start Material for the task

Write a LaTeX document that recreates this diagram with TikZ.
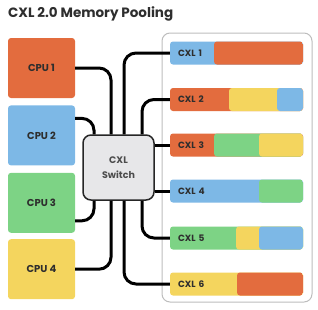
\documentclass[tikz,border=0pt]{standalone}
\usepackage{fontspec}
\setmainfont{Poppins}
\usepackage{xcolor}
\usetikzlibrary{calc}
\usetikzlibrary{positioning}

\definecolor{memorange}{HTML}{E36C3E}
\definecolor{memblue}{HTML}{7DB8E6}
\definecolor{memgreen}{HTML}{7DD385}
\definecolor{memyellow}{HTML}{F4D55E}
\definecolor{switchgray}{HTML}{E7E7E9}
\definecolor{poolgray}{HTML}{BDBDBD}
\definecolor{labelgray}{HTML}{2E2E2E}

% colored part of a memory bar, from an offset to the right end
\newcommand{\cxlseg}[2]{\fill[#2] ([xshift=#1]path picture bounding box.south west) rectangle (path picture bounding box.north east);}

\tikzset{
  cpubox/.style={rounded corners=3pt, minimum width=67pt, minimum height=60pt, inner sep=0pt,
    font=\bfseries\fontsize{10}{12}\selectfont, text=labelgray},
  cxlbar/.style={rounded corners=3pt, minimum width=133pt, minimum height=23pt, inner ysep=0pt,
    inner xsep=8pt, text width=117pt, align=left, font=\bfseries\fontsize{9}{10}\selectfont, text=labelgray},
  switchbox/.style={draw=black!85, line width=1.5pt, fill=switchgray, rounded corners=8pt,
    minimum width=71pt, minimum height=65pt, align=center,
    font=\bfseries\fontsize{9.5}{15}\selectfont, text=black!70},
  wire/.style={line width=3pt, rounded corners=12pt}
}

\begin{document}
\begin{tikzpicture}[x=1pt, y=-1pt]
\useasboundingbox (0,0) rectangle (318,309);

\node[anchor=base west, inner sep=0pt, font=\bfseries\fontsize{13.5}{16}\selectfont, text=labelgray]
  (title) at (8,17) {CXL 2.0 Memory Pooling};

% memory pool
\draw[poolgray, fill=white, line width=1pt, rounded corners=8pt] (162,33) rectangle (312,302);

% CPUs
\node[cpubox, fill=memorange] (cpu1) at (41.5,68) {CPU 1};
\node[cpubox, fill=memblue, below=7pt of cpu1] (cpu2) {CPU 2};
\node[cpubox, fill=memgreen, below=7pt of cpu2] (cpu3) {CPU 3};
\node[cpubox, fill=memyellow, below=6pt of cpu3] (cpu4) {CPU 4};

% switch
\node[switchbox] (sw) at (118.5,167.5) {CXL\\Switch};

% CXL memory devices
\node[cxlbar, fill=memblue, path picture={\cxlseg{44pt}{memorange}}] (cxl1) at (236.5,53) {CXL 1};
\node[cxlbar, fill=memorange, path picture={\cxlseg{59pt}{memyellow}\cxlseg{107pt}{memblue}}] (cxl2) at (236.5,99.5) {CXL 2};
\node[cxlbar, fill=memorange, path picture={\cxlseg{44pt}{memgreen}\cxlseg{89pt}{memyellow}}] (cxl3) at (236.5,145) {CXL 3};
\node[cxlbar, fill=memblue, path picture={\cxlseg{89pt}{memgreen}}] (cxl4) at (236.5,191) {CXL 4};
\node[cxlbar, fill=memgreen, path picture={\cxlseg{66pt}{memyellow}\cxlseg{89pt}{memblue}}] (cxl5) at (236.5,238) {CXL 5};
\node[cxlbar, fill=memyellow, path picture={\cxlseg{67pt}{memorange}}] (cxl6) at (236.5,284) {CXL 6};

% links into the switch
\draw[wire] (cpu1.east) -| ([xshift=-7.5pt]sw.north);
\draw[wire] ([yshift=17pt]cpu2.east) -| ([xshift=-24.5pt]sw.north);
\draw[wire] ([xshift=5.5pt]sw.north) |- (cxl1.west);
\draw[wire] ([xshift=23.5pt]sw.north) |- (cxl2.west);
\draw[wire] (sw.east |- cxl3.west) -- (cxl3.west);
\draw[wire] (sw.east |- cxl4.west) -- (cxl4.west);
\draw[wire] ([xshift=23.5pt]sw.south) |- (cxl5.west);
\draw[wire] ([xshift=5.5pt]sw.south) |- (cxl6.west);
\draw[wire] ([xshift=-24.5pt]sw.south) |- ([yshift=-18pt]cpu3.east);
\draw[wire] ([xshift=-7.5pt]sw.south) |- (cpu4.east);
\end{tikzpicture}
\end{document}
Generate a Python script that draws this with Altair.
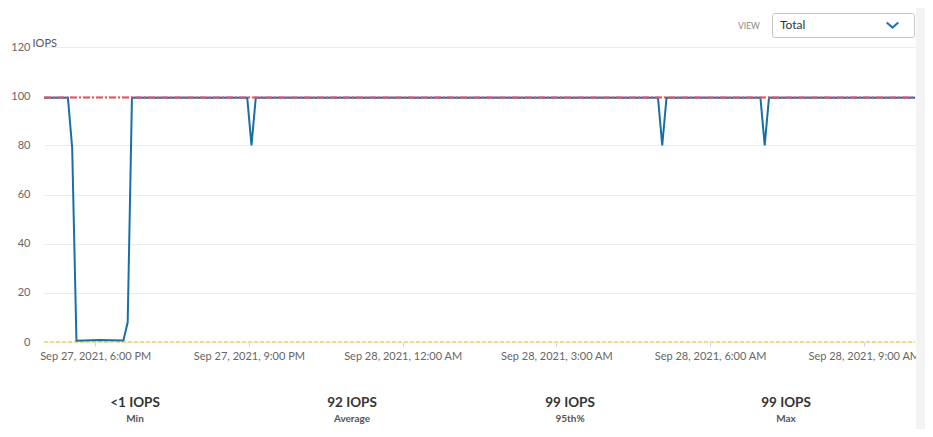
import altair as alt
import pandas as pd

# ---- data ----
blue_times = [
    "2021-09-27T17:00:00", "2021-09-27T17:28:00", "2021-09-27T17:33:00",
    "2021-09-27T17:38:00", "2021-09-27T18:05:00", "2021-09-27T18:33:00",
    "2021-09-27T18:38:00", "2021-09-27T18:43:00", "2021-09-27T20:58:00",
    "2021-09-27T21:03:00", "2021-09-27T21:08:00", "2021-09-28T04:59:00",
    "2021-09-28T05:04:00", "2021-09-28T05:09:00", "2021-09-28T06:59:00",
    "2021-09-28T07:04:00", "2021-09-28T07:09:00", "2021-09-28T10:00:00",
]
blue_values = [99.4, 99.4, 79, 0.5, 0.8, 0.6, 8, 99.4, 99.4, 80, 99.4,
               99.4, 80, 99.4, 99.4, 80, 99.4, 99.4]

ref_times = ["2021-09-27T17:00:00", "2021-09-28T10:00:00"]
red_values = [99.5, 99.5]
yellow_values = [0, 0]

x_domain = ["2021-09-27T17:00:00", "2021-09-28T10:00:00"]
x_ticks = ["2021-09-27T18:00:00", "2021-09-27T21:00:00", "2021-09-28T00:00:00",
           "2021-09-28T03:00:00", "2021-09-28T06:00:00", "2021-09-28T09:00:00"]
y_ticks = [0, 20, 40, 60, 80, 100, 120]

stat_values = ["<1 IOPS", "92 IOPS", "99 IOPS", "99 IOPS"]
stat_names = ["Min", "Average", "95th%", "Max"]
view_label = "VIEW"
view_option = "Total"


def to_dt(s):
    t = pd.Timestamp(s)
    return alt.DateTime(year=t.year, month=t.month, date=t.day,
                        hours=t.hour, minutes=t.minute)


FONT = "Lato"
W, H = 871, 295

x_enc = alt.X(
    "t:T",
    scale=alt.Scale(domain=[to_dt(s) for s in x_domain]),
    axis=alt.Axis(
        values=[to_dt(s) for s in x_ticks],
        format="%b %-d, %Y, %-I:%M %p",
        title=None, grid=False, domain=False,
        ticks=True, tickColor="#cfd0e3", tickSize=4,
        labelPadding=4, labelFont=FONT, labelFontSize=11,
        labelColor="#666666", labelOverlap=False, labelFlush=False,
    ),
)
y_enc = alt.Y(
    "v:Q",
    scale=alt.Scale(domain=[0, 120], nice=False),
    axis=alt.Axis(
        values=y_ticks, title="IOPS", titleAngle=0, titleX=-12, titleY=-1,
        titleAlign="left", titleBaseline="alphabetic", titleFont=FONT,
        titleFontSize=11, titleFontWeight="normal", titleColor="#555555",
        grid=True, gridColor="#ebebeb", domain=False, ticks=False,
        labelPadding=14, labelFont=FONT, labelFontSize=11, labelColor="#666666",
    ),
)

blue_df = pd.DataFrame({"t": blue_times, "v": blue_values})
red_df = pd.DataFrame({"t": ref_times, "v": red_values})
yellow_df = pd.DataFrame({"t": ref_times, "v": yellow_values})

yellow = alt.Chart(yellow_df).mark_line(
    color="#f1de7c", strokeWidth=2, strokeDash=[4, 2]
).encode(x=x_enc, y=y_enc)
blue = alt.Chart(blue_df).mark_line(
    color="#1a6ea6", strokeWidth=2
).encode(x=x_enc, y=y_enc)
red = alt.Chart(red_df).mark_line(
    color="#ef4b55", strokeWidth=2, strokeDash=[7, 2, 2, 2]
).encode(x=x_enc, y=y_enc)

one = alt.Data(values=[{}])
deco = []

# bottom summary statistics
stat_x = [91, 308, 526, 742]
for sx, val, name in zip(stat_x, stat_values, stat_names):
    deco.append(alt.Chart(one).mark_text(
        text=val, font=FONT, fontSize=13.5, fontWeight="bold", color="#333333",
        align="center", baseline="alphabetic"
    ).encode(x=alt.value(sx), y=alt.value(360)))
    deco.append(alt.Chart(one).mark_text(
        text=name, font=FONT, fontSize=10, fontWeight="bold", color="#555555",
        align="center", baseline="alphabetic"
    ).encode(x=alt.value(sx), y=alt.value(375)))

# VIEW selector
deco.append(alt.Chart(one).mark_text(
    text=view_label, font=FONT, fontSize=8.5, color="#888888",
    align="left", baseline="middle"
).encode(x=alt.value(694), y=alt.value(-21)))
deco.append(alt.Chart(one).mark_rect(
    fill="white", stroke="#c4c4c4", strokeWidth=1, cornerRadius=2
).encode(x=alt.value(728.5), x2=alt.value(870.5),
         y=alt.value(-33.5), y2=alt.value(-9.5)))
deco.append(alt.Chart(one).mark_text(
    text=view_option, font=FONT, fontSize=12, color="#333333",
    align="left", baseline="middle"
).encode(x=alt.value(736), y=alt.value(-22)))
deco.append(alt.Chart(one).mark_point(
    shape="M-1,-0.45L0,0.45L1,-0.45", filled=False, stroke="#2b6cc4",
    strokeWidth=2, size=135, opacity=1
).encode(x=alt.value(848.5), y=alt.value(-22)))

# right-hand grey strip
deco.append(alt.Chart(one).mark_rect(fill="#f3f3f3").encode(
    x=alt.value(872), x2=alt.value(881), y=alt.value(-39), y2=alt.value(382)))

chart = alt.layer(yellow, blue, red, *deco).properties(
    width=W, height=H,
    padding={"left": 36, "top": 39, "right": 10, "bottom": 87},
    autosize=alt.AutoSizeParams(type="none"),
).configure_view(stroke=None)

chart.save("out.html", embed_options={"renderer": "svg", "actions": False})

end Material for the task

Exercise requirements =
Locate the word "that" in the records and collect each line it appears in.

Answer to this problem =
Write a LaTeX document that recreates this diagram with TikZ.
Generate a Python script that draws this with Altair.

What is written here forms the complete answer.